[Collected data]
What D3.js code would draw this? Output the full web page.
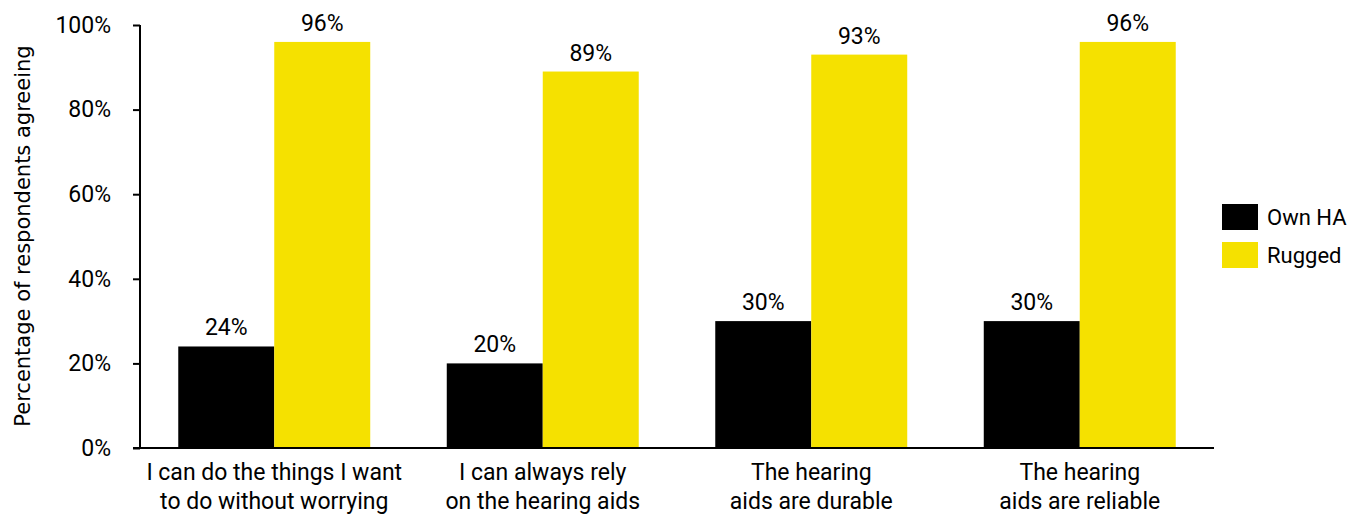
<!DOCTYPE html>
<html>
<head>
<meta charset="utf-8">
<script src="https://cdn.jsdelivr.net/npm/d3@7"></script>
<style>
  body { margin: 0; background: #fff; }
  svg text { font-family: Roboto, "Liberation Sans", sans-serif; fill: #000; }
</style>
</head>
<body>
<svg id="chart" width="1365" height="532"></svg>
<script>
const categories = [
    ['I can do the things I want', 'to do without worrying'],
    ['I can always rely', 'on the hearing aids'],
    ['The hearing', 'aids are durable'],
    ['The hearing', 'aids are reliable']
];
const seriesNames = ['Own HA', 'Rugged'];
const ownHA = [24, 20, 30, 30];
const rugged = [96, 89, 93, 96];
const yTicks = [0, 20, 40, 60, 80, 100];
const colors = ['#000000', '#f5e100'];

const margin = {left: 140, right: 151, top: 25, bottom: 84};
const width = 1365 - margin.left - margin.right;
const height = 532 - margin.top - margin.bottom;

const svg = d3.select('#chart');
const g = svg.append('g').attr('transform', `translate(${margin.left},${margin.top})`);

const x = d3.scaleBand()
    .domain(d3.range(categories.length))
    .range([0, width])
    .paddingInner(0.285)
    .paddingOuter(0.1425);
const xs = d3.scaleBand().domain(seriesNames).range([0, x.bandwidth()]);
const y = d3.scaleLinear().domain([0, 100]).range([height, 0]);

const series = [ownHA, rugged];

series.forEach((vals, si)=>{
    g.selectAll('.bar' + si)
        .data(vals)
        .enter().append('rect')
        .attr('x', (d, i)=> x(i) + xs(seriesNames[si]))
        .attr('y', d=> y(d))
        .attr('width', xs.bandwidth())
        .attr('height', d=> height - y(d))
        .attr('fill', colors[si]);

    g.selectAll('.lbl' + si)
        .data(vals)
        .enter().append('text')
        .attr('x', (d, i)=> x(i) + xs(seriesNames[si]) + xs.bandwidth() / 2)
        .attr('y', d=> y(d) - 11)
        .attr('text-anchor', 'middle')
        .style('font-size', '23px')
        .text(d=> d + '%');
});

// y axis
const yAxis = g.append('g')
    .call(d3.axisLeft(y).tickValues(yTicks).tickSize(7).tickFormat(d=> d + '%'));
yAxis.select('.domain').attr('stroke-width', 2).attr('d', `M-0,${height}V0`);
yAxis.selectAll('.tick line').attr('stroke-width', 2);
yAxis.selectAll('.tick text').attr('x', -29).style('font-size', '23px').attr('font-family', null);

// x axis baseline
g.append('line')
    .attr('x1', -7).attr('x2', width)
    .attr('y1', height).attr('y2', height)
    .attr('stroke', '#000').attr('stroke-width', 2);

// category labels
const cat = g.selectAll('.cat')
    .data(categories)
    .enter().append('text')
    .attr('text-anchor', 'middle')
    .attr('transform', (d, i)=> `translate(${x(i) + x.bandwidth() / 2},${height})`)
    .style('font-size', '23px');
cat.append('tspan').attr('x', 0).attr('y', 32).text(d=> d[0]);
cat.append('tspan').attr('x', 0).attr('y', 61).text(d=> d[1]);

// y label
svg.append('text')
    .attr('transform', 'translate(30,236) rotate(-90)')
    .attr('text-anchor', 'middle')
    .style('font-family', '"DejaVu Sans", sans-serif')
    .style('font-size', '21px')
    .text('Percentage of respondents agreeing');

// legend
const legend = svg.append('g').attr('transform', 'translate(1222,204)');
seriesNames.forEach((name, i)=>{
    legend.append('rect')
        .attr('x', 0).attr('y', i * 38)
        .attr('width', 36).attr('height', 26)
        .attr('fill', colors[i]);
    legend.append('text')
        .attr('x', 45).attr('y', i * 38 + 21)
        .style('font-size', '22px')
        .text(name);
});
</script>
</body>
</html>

* * *

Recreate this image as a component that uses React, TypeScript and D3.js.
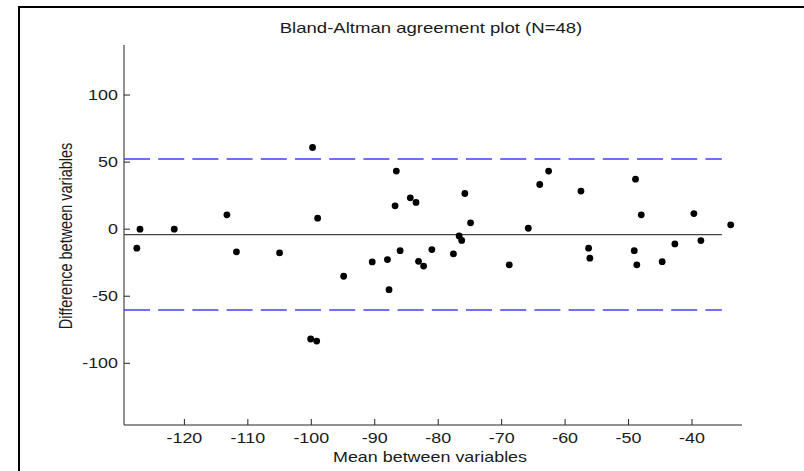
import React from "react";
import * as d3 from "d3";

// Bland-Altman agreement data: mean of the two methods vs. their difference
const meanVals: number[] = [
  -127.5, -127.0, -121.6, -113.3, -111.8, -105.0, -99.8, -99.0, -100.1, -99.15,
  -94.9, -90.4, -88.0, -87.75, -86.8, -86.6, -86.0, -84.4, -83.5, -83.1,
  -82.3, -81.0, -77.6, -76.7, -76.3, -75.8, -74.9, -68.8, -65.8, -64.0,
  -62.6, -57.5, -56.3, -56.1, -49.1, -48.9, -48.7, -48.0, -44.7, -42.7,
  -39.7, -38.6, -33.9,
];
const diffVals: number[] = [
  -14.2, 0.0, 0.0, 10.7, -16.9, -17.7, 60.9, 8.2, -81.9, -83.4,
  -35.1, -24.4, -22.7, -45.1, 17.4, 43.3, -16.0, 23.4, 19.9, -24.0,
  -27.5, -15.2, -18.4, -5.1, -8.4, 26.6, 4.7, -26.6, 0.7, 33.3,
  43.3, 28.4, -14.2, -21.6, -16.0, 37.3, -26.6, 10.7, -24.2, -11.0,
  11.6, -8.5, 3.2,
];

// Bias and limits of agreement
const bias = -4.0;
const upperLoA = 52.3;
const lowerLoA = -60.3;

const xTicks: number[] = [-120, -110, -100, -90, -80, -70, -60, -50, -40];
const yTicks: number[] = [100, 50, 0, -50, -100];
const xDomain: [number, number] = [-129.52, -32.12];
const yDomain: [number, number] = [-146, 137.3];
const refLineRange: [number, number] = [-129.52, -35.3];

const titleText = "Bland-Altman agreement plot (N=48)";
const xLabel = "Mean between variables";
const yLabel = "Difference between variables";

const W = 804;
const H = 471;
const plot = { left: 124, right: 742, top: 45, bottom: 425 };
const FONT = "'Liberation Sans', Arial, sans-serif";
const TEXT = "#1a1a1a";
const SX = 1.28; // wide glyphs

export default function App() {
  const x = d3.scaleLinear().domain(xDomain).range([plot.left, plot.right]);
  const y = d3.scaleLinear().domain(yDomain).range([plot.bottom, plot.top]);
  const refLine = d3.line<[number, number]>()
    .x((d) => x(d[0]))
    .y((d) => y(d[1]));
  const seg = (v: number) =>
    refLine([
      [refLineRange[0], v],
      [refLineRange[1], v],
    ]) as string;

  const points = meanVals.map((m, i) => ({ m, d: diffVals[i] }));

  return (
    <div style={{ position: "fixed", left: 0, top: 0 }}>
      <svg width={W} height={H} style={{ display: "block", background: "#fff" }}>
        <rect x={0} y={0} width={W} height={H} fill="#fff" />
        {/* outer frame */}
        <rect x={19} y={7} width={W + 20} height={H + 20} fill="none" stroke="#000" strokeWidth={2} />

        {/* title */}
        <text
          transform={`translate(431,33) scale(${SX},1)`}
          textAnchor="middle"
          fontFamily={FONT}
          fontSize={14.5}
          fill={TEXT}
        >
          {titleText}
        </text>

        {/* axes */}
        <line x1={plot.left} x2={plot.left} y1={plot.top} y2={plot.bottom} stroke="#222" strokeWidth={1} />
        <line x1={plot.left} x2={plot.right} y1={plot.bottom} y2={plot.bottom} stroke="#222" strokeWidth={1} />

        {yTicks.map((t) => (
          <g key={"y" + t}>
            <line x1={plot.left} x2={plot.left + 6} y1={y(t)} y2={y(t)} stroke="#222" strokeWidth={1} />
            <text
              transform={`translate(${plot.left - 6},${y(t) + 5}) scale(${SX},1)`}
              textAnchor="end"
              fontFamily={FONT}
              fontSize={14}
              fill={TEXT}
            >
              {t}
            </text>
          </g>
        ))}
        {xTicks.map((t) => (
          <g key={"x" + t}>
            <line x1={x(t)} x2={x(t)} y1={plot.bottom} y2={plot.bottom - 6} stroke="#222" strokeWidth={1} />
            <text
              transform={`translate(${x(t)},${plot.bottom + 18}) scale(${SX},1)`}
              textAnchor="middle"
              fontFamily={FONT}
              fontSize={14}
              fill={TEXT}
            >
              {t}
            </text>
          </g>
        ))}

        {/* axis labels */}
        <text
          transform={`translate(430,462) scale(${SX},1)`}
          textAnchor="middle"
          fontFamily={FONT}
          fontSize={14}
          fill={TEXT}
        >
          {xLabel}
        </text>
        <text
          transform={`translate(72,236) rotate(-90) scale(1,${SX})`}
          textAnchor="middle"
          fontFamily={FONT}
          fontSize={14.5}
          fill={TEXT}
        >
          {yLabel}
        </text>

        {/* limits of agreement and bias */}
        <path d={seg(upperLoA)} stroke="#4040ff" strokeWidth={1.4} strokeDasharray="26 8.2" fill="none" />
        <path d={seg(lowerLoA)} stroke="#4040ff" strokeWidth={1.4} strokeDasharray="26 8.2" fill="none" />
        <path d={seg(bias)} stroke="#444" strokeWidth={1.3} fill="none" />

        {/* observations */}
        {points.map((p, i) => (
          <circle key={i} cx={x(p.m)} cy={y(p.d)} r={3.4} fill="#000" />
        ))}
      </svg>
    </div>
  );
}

Exercise details =
Using the entries above, write out exactly the lines from the one with "Recreate this image" through the one with "const lowerLoA = -60.3;", ends included. Leave out any pictures.

Answer to the problem =
Recreate this image as a component that uses React, TypeScript and D3.js.
import React from "react";
import * as d3 from "d3";

// Bland-Altman agreement data: mean of the two methods vs. their difference
const meanVals: number[] = [
  -127.5, -127.0, -121.6, -113.3, -111.8, -105.0, -99.8, -99.0, -100.1, -99.15,
  -94.9, -90.4, -88.0, -87.75, -86.8, -86.6, -86.0, -84.4, -83.5, -83.1,
  -82.3, -81.0, -77.6, -76.7, -76.3, -75.8, -74.9, -68.8, -65.8, -64.0,
  -62.6, -57.5, -56.3, -56.1, -49.1, -48.9, -48.7, -48.0, -44.7, -42.7,
  -39.7, -38.6, -33.9,
];
const diffVals: number[] = [
  -14.2, 0.0, 0.0, 10.7, -16.9, -17.7, 60.9, 8.2, -81.9, -83.4,
  -35.1, -24.4, -22.7, -45.1, 17.4, 43.3, -16.0, 23.4, 19.9, -24.0,
  -27.5, -15.2, -18.4, -5.1, -8.4, 26.6, 4.7, -26.6, 0.7, 33.3,
  43.3, 28.4, -14.2, -21.6, -16.0, 37.3, -26.6, 10.7, -24.2, -11.0,
  11.6, -8.5, 3.2,
];

// Bias and limits of agreement
const bias = -4.0;
const upperLoA = 52.3;
const lowerLoA = -60.3;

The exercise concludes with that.